MR.Santi 19/01/2015
As metáforas da ópera
1954. Vargas se suicida. Mas esse não é o foco. Claramente esse fato foi o estopim de toda a trama folhetinesca e radio novelesca de Marcos Rey, Ópera de sabão, mas não é o importante. Como o título sugere, a trama segue o ritmo e estilo das radionovelas, em inglês, soap operas (óperas de sabão). A expressão surge devido aos vários comerciais de patrocinadores das novelas, em geral, marcas de sabão. Mas, não, o sabão também não é importante. O que importa, talvez, seja a experiência do autor em radionovelas. Certamente isso deu tom particular à obra.
Marcos Rey é o pseudônimo literário de Edmundo Donato. Nasceu em 1925 e morreu em 1999, em São Paulo. Produziu inúmeros livros, roteiros de cinema, contos, crônicas, novelas de TV, scripts de rádio e peças de teatro. Sua primeira publicação foi a novela Um gato no triângulo (1953). Entre suas mais de quarenta obras, de literatura infanto-juvenil e adulta, estão O enterro da cafetina (1967) e O último mamífero do Martineli (1995), pelos quais recebeu o Prêmio Jabuti. Várias de suas obras também foram adaptadas para a televisão e o cinema.
Em Ópera de sabão, Marcos Rey trata sobre a morte, sobre a juventude e a velhice, sobre sexo. A primeira torna-se evidente logo no sumário, em que as primeira, segunda e terceira partes são intituladas “O suicídio”, “O velório”, “O enterro”, respectivamente. A segunda aparece nos personagens, os jovens e os velhos, os pais e os filhos. O terceiro é buscado avidamente pelos personagens, independentemente da idade.
Sobretudo, Rey trata sobre o Brasil dos anos 1950. O aparente radicalismo político, mais transitório que as meias que calça, do patriarca Manfredi; a era de ouro e queda do rádio brasileiro e de Madame Zohra, a senhora Manfredi; o dualismo entre razão e prazer do primogênito da família; a busca por ascensão social do mediano; a procura por um bom casamento por parte da caçula.

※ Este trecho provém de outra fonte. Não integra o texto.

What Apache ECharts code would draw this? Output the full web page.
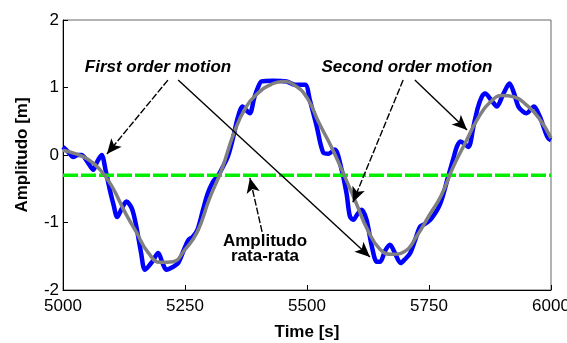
<!DOCTYPE html>
<html>
<head>
<meta charset="utf-8">
<script src="https://cdn.jsdelivr.net/npm/echarts@6/dist/echarts.min.js"></script>
<style>
  html, body { margin: 0; padding: 0; background: #fff; }
  #chart { width: 567px; height: 343px; }
</style>
</head>
<body>
<div id="chart"></div>
<script>
// First order motion (wave-frequency wiggles on top of the slow swing)
const firstTime = [5000, 5010, 5021, 5030, 5038, 5050, 5062, 5070, 5079, 5088, 5096, 5104, 5111, 5120, 5130, 5141,
  5150, 5160, 5168, 5183, 5195, 5204, 5212, 5225, 5236, 5248, 5257, 5266, 5276, 5287, 5296, 5307, 5318, 5328, 5338,
  5349, 5358, 5368, 5376, 5383, 5392, 5400, 5407, 5430, 5458, 5475, 5496, 5506, 5520, 5533, 5544, 5557, 5571, 5581,
  5588, 5595, 5603, 5612, 5622, 5633, 5643, 5650, 5660, 5670, 5680, 5692, 5700, 5711, 5722, 5732, 5742, 5755, 5773,
  5790, 5800, 5807, 5814, 5822, 5831, 5841, 5850, 5858, 5865, 5877, 5889, 5902, 5915, 5924, 5933, 5943, 5950, 5965,
  5977, 5988, 5994, 6000];
const firstAmp = [0.12, 0.05, -0.03, 0.00, 0.00, -0.10, -0.22, -0.10, 0.00, -0.25, -0.52, -0.75, -0.92, -0.80, -0.69, -0.79,
  -1.05, -1.45, -1.70, -1.58, -1.45, -1.60, -1.70, -1.66, -1.60, -1.40, -1.26, -1.21, -1.10, -0.81, -0.58, -0.40, -0.30, -0.17, -0.02,
  0.27, 0.55, 0.72, 0.66, 0.62, 0.85, 1.01, 1.09, 1.10, 1.09, 1.04, 1.04, 0.81, 0.42, 0.04, 0.02, 0.08, -0.22, -0.57,
  -0.91, -0.96, -0.88, -0.81, -0.96, -1.36, -1.58, -1.58, -1.42, -1.33, -1.45, -1.60, -1.55, -1.46, -1.25, -1.06, -1.02, -0.94, -0.72,
  -0.30, -0.05, 0.12, 0.20, 0.17, 0.12, 0.42, 0.70, 0.86, 0.91, 0.82, 0.72, 0.90, 1.06, 0.92, 0.72, 0.64, 0.62, 0.72,
  0.57, 0.35, 0.25, 0.22];

// Second order motion (slow swing)
const secondTime = [5000, 5025, 5050, 5075, 5100, 5125, 5150, 5175, 5200, 5225, 5250, 5275, 5300, 5325, 5350, 5375,
  5400, 5425, 5450, 5475, 5500, 5525, 5550, 5575, 5600, 5625, 5650, 5675, 5700, 5725, 5750, 5775, 5800, 5825, 5850,
  5875, 5900, 5925, 5950, 5975, 6000];
const secondAmp = [0.07, 0.02, -0.06, -0.21, -0.46, -0.82, -1.14, -1.45, -1.59, -1.58, -1.40, -1.14, -0.65, -0.22, 0.32, 0.71,
  0.92, 1.04, 1.09, 1.03, 0.85, 0.47, 0.12, -0.28, -0.70, -1.12, -1.40, -1.47, -1.43, -1.20, -0.90, -0.60, -0.17, 0.19, 0.54,
  0.78, 0.88, 0.86, 0.74, 0.55, 0.25];

// Mean amplitude level
const meanTime = [5000, 6000];
const meanAmp = [-0.3, -0.3];

// Tick values
const xTicks = { min: 5000, max: 6000, step: 250 };
const yTicks = { min: -2, max: 2, step: 1 };

// Callout arrows, [from, to] in data units
const arrowsDashed = [
  [[5215, 1.11], [5090, 0.015]],
  [[5697, 1.11], [5594, -0.70]],
  [[5408, -1.14], [5383, -0.34]]
];
const arrowsSolid = [
  [[5236, 1.11], [5629, -1.51]],
  [[5721, 1.11], [5828, 0.37]]
];

const zip = (xs, ys) => xs.map((x, i) => [x, ys[i]]);
const FONT = '"Liberation Sans", Arial, Helvetica, sans-serif';

const toMarkLine = (pairs) => pairs.map(([a, b]) => [{ coord: a }, { coord: b }]);

const chart = echarts.init(document.getElementById('chart'), null, { renderer: 'canvas' });

chart.setOption({
  animation: false,
  backgroundColor: '#ffffff',
  grid: {
    left: 63, right: 16, top: 20, bottom: 53,
    outerBoundsMode: 'none',
    containLabel: false,
    show: true, borderColor: '#666', borderWidth: 1, backgroundColor: 'transparent'
  },
  xAxis: {
    type: 'value',
    min: xTicks.min, max: xTicks.max, interval: xTicks.step,
    name: 'Time [s]',
    nameLocation: 'middle',
    nameGap: 34,
    nameTextStyle: { fontFamily: FONT, fontWeight: 'bold', fontSize: 17, color: '#000' },
    axisLine: { show: true, onZero: false, lineStyle: { color: '#000', width: 1 } },
    axisTick: { show: true, inside: true, length: 5, lineStyle: { color: '#000' } },
    axisLabel: { fontFamily: FONT, fontSize: 17, color: '#000', margin: 8, formatter: (v) => String(v) },
    splitLine: { show: false }
  },
  yAxis: {
    type: 'value',
    min: yTicks.min, max: yTicks.max, interval: yTicks.step,
    name: 'Amplitudo [m]',
    nameLocation: 'middle',
    nameGap: 32,
    nameTextStyle: { fontFamily: FONT, fontWeight: 'bold', fontSize: 17, color: '#000' },
    axisLine: { show: true, onZero: false, lineStyle: { color: '#000', width: 1 } },
    axisTick: { show: true, inside: true, length: 5, lineStyle: { color: '#000' } },
    axisLabel: { fontFamily: FONT, fontSize: 17, color: '#000', margin: 4, formatter: (v) => String(v) },
    splitLine: { show: false }
  },
  series: [
    {
      name: 'First order motion',
      type: 'line',
      data: zip(firstTime, firstAmp),
      showSymbol: false,
      smooth: 0.3,
      lineStyle: { color: '#0000ff', width: 4.5 },
      z: 2
    },
    {
      name: 'Amplitudo rata-rata',
      type: 'line',
      data: zip(meanTime, meanAmp),
      showSymbol: false,
      lineStyle: { color: '#00ee00', width: 3.5, type: [15, 3] },
      z: 3
    },
    {
      name: 'Second order motion',
      type: 'line',
      data: zip(secondTime, secondAmp),
      showSymbol: false,
      smooth: 0.5,
      lineStyle: { color: '#808080', width: 3.5 },
      z: 4,
      markLine: {
        silent: true,
        symbol: ['none', 'arrow'],
        symbolSize: [10, 15],
        label: { show: false },
        lineStyle: { color: '#000', width: 1.4, type: 'solid' },
        data: toMarkLine(arrowsSolid)
      }
    },
    {
      name: 'callouts',
      type: 'line',
      data: [],
      z: 5,
      markLine: {
        silent: true,
        symbol: ['none', 'arrow'],
        symbolSize: [10, 15],
        label: { show: false },
        lineStyle: { color: '#000', width: 1.4, type: [7, 2] },
        data: toMarkLine(arrowsDashed)
      }
    }
  ],
  graphic: [
    {
      type: 'text',
      style: {
        text: 'First order motion', x: 158, y: 67,
        font: 'italic bold 17px ' + FONT, fill: '#000',
        align: 'center', verticalAlign: 'middle'
      }
    },
    {
      type: 'text',
      style: {
        text: 'Second order motion', x: 407, y: 67,
        font: 'italic bold 17px ' + FONT, fill: '#000',
        align: 'center', verticalAlign: 'middle'
      }
    },
    {
      type: 'text',
      style: {
        text: 'Amplitudo\nrata-rata', x: 265, y: 249,
        font: 'bold 17px ' + FONT, fill: '#000', lineHeight: 15,
        align: 'center', verticalAlign: 'middle'
      }
    }
  ]
});
</script>
</body>
</html>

Todos esses aspectos constroem uma história envolvente e cheia de coincidências. O drama, o humor, o sarcasmo e o suspense. A sólida criação dos personagens, cada um com suas próprias características e misturados num único universo de proximidade, torna crível o absurdo, o aleatório. Marcos Rey consegue criar uma linha narratológica de quatro dias em 317 páginas; uma estória com digressões, flashbacks e situações que permitem ao leitor conhecer os cinco personagens principais, e que formam a família Manfredi.

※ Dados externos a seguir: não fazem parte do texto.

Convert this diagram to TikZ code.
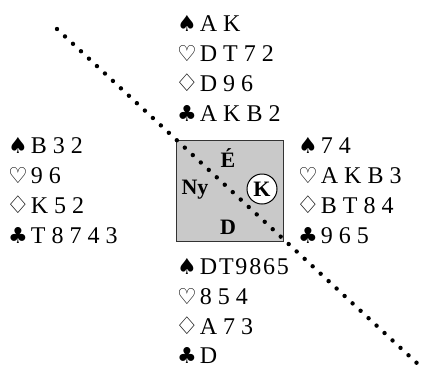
\documentclass[tikz,border=0pt]{standalone}
\usepackage{graphicx}
\usepackage{fontspec}
\setmainfont{Liberation Serif}
\newfontfamily\suitfont{DejaVu Sans}
\newcommand\suitsym[1]{{\suitfont\fontsize{22}{22}\selectfont #1}\kern3pt}
\newcommand\SSp{\suitsym{♠}}
\newcommand\SHe{\suitsym{♡}}
\newcommand\SDi{\kern-2.5pt\suitsym{\scalebox{1.25}[1.1]{♢}\kern-2.5pt}}
\newcommand\SCl{\suitsym{♣}}
\newcommand\tk{\kern1.8pt}
\begin{document}
\begin{tikzpicture}[x=1pt,y=-1pt,
  hand/.style={anchor=base west,inner sep=0pt,font=\fontsize{24}{24}\selectfont},
  seat/.style={inner sep=0pt,font=\fontsize{22}{22}\selectfont\bfseries},
  tablebox/.style={draw=black!80,line width=1.4pt,fill=black!21},
  dotline/.style={line width=4.4pt,line cap=round,dash pattern=on 0pt off 10.9pt}]
\useasboundingbox (0,0) rectangle (426,368);
% table
\node[tablebox,minimum width=107pt,minimum height=101pt,anchor=north west] (tab) at (176,140) {};
\coordinate (ls) at (57,29);
\coordinate (le) at (419,365);
\draw[dotline] (ls) -- (le);
\node[seat] (n) at (228,158) {É};
\node[seat] (w) at (195,190) {Ny};
\node[seat] (s) at (228,227) {D};
\node[seat,draw,fill=white,circle,line width=1pt,minimum size=30pt] (e) at (262,189) {K};
% North
\node[hand] (n1) at (177,31) {\SSp A K};
\node[hand] (n2) at (177,61) {\SHe D T 7 2};
\node[hand] (n3) at (177,91) {\SDi D 9 6};
\node[hand] (n4) at (177,121) {\SCl A K B 2};
% West
\node[hand] (w1) at (8,153) {\SSp B 3 2};
\node[hand] (w2) at (8,183) {\SHe 9 6};
\node[hand] (w3) at (8,213) {\SDi K 5 2};
\node[hand] (w4) at (8,243) {\SCl T 8 7 4 3};
% East
\node[hand] (e1) at (298,153) {\SSp 7 4};
\node[hand] (e2) at (298,183) {\SHe A K B 3};
\node[hand] (e3) at (298,213) {\SDi B T 8 4};
\node[hand] (e4) at (298,243) {\SCl 9 6 5};
% South
\node[hand] (s1) at (177,274) {\SSp D\tk T\tk 9\tk 8\tk 6\tk 5};
\node[hand] (s2) at (177,304) {\SHe 8 5 4};
\node[hand] (s3) at (177,334) {\SDi A 7 3};
\node[hand] (s4) at (177,363) {\SCl D};
\end{tikzpicture}
\end{document}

De forma um tanto quanto folhetinesca, Rey discorre sobre política e cultura, sobre a realidade social brasileira após perder um de seus mais queridos e controversos presidentes. Fala sobre paixão e ódio, sobre indiferença. Metaforiza desejos e compromissos, seriedades e ludismos. Monta uma ópera em quatro atos, em quatro dias.
Utiliza com maestria a barreira do físico: por partes se coloca como observador parcial, corpóreo, e narra apenas o que qualquer pessoa poderia ver; por partes torna-se onisciente, narrando corpo e alma de seus personagens sem piedade. Mostrando o objetivo e o subjetivo, o heroísmo e vilania, as hipocrisias e dúvidas de seus personagens, reflete o relativismo e a dual realidade de toda uma raça, a raça humana.